WHAT YOU ARE ASKED TO DO>
Omit the pictures and print exactly the lines of the listing below, starting at the first and ending at the line containing "23.51, 24.11, 24.72];".

** Start **

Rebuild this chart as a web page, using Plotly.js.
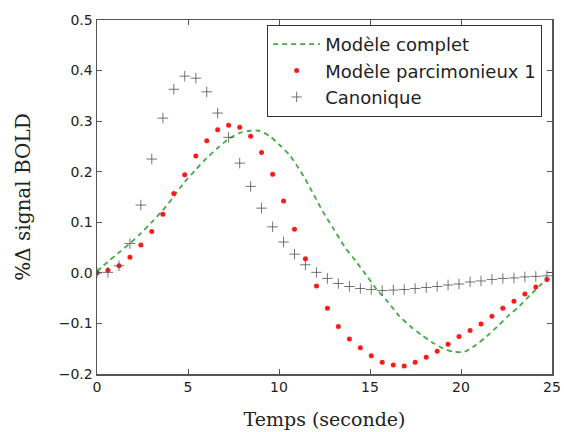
<!DOCTYPE html>
<html>
<head>
<meta charset="utf-8">
<script src="https://cdn.plot.ly/plotly-3.0.1.min.js"></script>
<style>html,body{margin:0;padding:0;background:#fff;}#chart{width:564px;height:432px;}</style>
</head>
<body>
<div id="chart"></div>
<script>
// Sample times (seconds) for the sampled models
const temps = [0, 0.6, 1.21, 1.81, 2.41, 3.01, 3.62, 4.22, 4.82, 5.43, 6.03, 6.63, 7.23, 7.84, 8.44, 9.04, 9.65, 10.25, 10.85, 11.45, 12.06, 12.66, 13.26, 13.87, 14.47, 15.07, 15.67, 16.28, 16.88, 17.48, 18.09, 18.69, 19.29, 19.89, 20.5, 21.1, 21.7, 22.3, 22.91, 23.51, 24.11, 24.72];

// Modèle parcimonieux 1 (red dots)
const parcimonieux = [0.0, 0.005, 0.014, 0.031, 0.055, 0.082, 0.116, 0.157, 0.194, 0.231, 0.261, 0.283, 0.292, 0.288, 0.270, 0.238, 0.195, 0.142, 0.086, 0.028, -0.026, -0.070, -0.106, -0.131, -0.148, -0.164, -0.177, -0.182, -0.184, -0.177, -0.167, -0.155, -0.141, -0.126, -0.114, -0.101, -0.086, -0.070, -0.056, -0.042, -0.028, -0.013];

// Canonique (grey crosses)
const canonique = [0.0, 0.001, 0.014, 0.058, 0.134, 0.225, 0.306, 0.363, 0.389, 0.385, 0.358, 0.316, 0.268, 0.217, 0.171, 0.128, 0.091, 0.061, 0.037, 0.016, 0.001, -0.011, -0.021, -0.027, -0.031, -0.033, -0.035, -0.034, -0.033, -0.031, -0.029, -0.027, -0.024, -0.022, -0.018, -0.016, -0.013, -0.011, -0.010, -0.008, -0.007, -0.006];

// Modèle complet (green dashed line)
const tempsComplet = [0, 0.6, 1.2, 1.8, 2.4, 3.0, 3.6, 4.2, 4.8, 5.4, 6.0, 6.6, 7.2, 7.8, 8.4, 8.9, 9.5, 10.0, 10.6, 11.2, 11.8, 12.4, 13.0, 13.6, 14.2, 14.8, 15.4, 16.0, 16.6, 17.2, 17.8, 18.4, 19.0, 19.6, 20.2, 20.8, 21.4, 22.0, 22.6, 23.2, 23.8, 24.4, 25.0];
const complet = [0.003, 0.022, 0.040, 0.058, 0.078, 0.100, 0.123, 0.150, 0.179, 0.203, 0.226, 0.246, 0.264, 0.276, 0.281, 0.281, 0.270, 0.254, 0.232, 0.200, 0.162, 0.122, 0.087, 0.052, 0.024, -0.005, -0.034, -0.058, -0.085, -0.105, -0.122, -0.137, -0.149, -0.156, -0.156, -0.143, -0.126, -0.106, -0.085, -0.066, -0.044, -0.023, -0.008];

const noms = ['Modèle complet', 'Modèle parcimonieux 1', 'Canonique'];
const xTicks = [0, 5, 10, 15, 20, 25];
const yTicks = [-0.2, -0.1, 0.0, 0.1, 0.2, 0.3, 0.4, 0.5];

const traces = [
  {
    x: tempsComplet, y: complet, name: noms[0], type: 'scatter', mode: 'lines',
    line: {color: '#45a845', width: 1.8, dash: '5px,4px', shape: 'spline', smoothing: 0.8}
  },
  {
    x: temps, y: parcimonieux, name: noms[1], type: 'scatter', mode: 'markers',
    marker: {color: '#ff1a1a', size: 5, symbol: 'circle', line: {width: 0}}
  },
  {
    x: temps, y: canonique, name: noms[2], type: 'scatter', mode: 'markers',
    marker: {symbol: 'cross-thin-open', size: 7.5, color: 'rgba(80,80,80,0.8)', line: {width: 1, color: 'rgba(80,80,80,0.8)'}}
  }
];

const axisCommon = {
  showgrid: false, zeroline: false, showline: true, linecolor: '#555', linewidth: 1.5,
  mirror: 'allticks', ticks: 'inside', ticklen: 5, tickwidth: 1, tickcolor: '#555',
  tickfont: {family: 'DejaVu Sans', size: 14, color: '#222'}
};

const layout = {
  width: 564, height: 432,
  margin: {l: 97, r: 12, t: 20, b: 58},
  paper_bgcolor: '#fff', plot_bgcolor: '#fff',
  showlegend: true,
  xaxis: Object.assign({}, axisCommon, {
    range: [0, 25], tickvals: xTicks, ticktext: xTicks.map(String),
    title: {text: 'Temps (seconde)', font: {family: 'DejaVu Serif', size: 19, color: '#222'}, standoff: 18}
  }),
  yaxis: Object.assign({}, axisCommon, {
    range: [-0.2, 0.5], tickvals: yTicks, tickformat: '.1f',
    title: {text: '%Δ signal BOLD', font: {family: 'DejaVu Serif', size: 20, color: '#222'}, standoff: 22}
  }),
  legend: {
    x: 0.374, y: 0.986, xanchor: 'left', yanchor: 'top',
    bgcolor: '#fff', bordercolor: '#333', borderwidth: 1,
    font: {family: 'DejaVu Sans', size: 18, color: '#222'},
    itemwidth: 47, tracegroupgap: 0
  }
};

Plotly.newPlot('chart', traces, layout, {displayModeBar: false, staticPlot: true});
</script>
</body>
</html>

** End **

RESPONSE TO THE TASK>
Rebuild this chart as a web page, using Plotly.js.
<!DOCTYPE html>
<html>
<head>
<meta charset="utf-8">
<script src="https://cdn.plot.ly/plotly-3.0.1.min.js"></script>
<style>html,body{margin:0;padding:0;background:#fff;}#chart{width:564px;height:432px;}</style>
</head>
<body>
<div id="chart"></div>
<script>
// Sample times (seconds) for the sampled models
const temps = [0, 0.6, 1.21, 1.81, 2.41, 3.01, 3.62, 4.22, 4.82, 5.43, 6.03, 6.63, 7.23, 7.84, 8.44, 9.04, 9.65, 10.25, 10.85, 11.45, 12.06, 12.66, 13.26, 13.87, 14.47, 15.07, 15.67, 16.28, 16.88, 17.48, 18.09, 18.69, 19.29, 19.89, 20.5, 21.1, 21.7, 22.3, 22.91, 23.51, 24.11, 24.72];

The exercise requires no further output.